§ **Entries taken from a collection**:

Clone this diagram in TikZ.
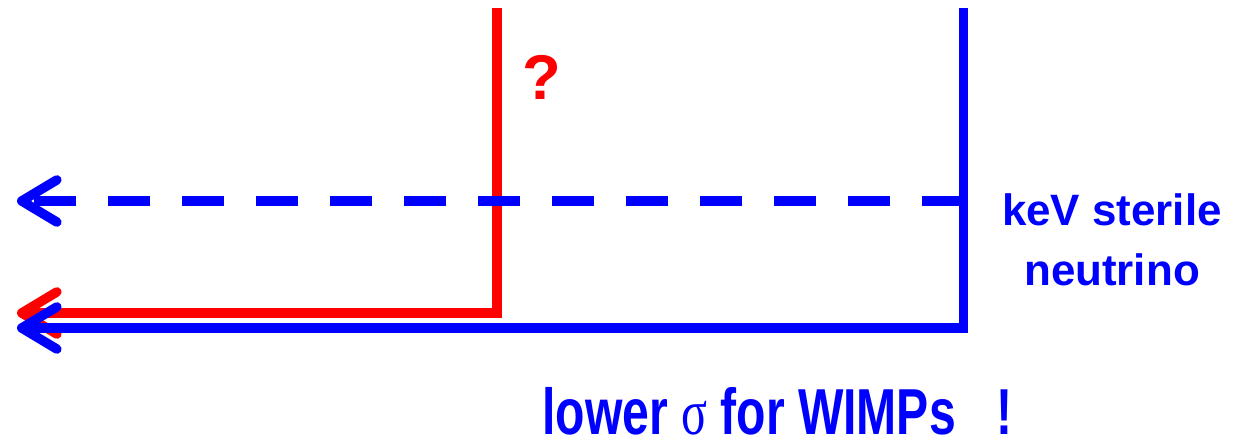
\documentclass[tikz,border=0pt]{standalone}
\usepackage{fontspec}
\setmainfont{Liberation Sans}
\newfontfamily\symfont{Liberation Serif}
\usepackage{xcolor}
\usepackage{tikz}
\usetikzlibrary{positioning, arrows.meta}

\begin{document}
\begin{tikzpicture}[x=0.02cm, y=-0.02cm,
    flow/.style={line width=5.4pt, line join=miter,
      -{Straight Barb[length=20pt, width=24pt, line width=5.4pt, round]}},
    label/.style={font=\bfseries, inner sep=0pt}]
  \useasboundingbox (0,0) rectangle (1251,445);
  % Points
  \coordinate (redtop) at (497,8);
  \coordinate (redend) at (17,313);
  \coordinate (bluetop) at (963.5,8);
  \coordinate (blueend) at (17,328);
  \coordinate (dashstart) at (963.5,201);
  \coordinate (dashend) at (17,201);
  % Red line
  \draw[flow, red] (redtop) |- (redend);
  % Blue lines
  \draw[flow, blue] (bluetop) |- (blueend);
  \draw[flow, blue, dash pattern=on 23.8pt off 18.3pt] (dashstart) -- (dashend);
  % Labels
  \node[label, red, font=\bfseries\fontsize{36}{40}\selectfont] (question) at (542,77) {?};
  \node[label, blue, align=center, font=\bfseries\fontsize{25}{34}\selectfont]
    (sterile) at (1112,240) {keV sterile\\neutrino};
  \node[label, blue, anchor=base west] (wimps) at (542,435)
    {\scalebox{0.74}[1]{\fontsize{37}{40}\selectfont lower {\symfont\mdseries σ} for WIMPs\hspace{0.85em}!}};
\end{tikzpicture}
\end{document}
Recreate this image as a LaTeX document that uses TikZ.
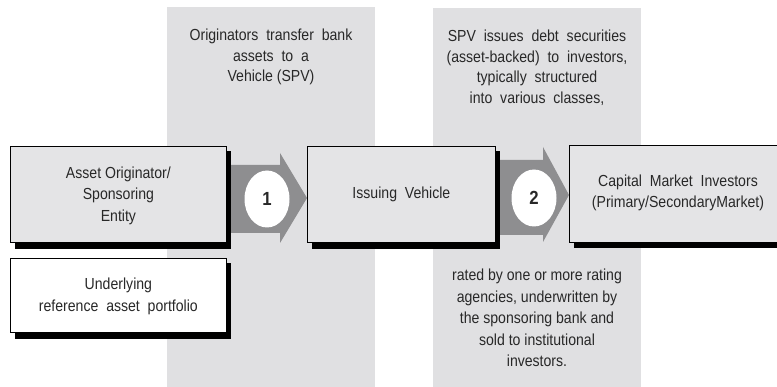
\documentclass[tikz,border=0pt]{standalone}
\usepackage{fontspec}
\setmainfont{Liberation Sans}[FakeStretch=0.88]
\usetikzlibrary{shapes.geometric}
\definecolor{colbg}{HTML}{E0E0E2}
\definecolor{boxfill}{HTML}{E4E4E6}
\definecolor{arrowgray}{HTML}{8E8E90}
\definecolor{txt}{HTML}{282828}
\tikzset{
  stage/.style={draw=black, line width=0.8pt, fill=boxfill, text=txt, align=center, inner sep=0pt},
  shadowbox/.style={fill=black},
  colbox/.style={fill=colbg},
  lbl/.style={text=txt, align=center, font=\fontsize{16}{21.5}\selectfont, inner sep=0pt},
  note/.style={text=txt, align=center, font=\fontsize{16}{20.5}\selectfont, inner sep=0pt},
  numcirc/.style={ellipse, fill=white, minimum width=45pt, minimum height=57pt, inner sep=0pt, font=\bfseries\fontsize{19}{19}\selectfont, text=txt},
  bigarrow/.style={fill=arrowgray}
}
\begin{document}
\begin{tikzpicture}[x=1pt,y=-1pt]
\useasboundingbox (0,0) rectangle (777,387);
% columns
\fill[colbox] (167,7) rectangle (375,387);
\fill[colbox] (433,8) rectangle (641,387);
% arrows
\fill[bigarrow] (226,165) -- (280,165) -- (280,153) -- (307,198) -- (280,243) -- (280,233) -- (226,233) -- cycle;
\fill[bigarrow] (495,160) -- (543,160) -- (543,147) -- (569,195) -- (543,242) -- (543,235) -- (495,235) -- cycle;
% shadows
\fill[shadowbox] (15,151) rectangle (231,249);
\fill[shadowbox] (15,263) rectangle (231,339);
\fill[shadowbox] (312,151) rectangle (500,249);
\fill[shadowbox] (574,150) rectangle (777,248);
% boxes
\node[stage, minimum width=216pt, minimum height=96pt, anchor=north west] (orig) at (10,146) {};
\node[lbl] (origt) at ([yshift=-1pt]orig.center) {Asset Originator/\\Sponsoring\\Entity};
\node[stage, fill=white, minimum width=216pt, minimum height=74pt, anchor=north west] (under) at (10,258) {};
\node[lbl] (undert) at ([yshift=-1pt]under.center) {Underlying\\reference\ \ asset\ \ portfolio};
\node[stage, minimum width=188pt, minimum height=96pt, anchor=north west, font=\fontsize{16}{21}\selectfont] (spv) at (307,146) {Issuing\ \ Vehicle};
\node[stage, minimum width=215pt, minimum height=97pt, anchor=north west] (cap) at (569,145) {};
\node[lbl] (capt) at (678,193) {Capital\ \ Market\ \ Investors\\(Primary/SecondaryMarket)};
% circles
\node[numcirc] (c1) at (267,199) {1};
\node[numcirc] (c2) at (534,198) {2};
% notes
\node[note, anchor=north] (n1) at (271,29) {Originators\ \ transfer\ \ bank\\assets\ \ to\ \ a\\Vehicle (SPV)};
\node[note, anchor=north] (n2) at (537,30) {SPV\ \ issues\ \ debt\ \ securities\\(asset-backed)\ \ to\ \ investors,\\typically\ \ structured\\into\ \ various\ \ classes,};
\node[note, anchor=north, font=\fontsize{16}{21.5}\selectfont] (n3) at (537,269) {rated by one or more rating\\agencies, underwritten by\\the sponsoring bank and\\sold to institutional\\investors.};
\end{tikzpicture}
\end{document}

§ **INSTRUCTIONS FOR THE TASK**: In the entries above, find each line with the word "this" and show it.

§ **EXERCISE OUTPUT**:
Clone this diagram in TikZ.
Recreate this image as a LaTeX document that uses TikZ.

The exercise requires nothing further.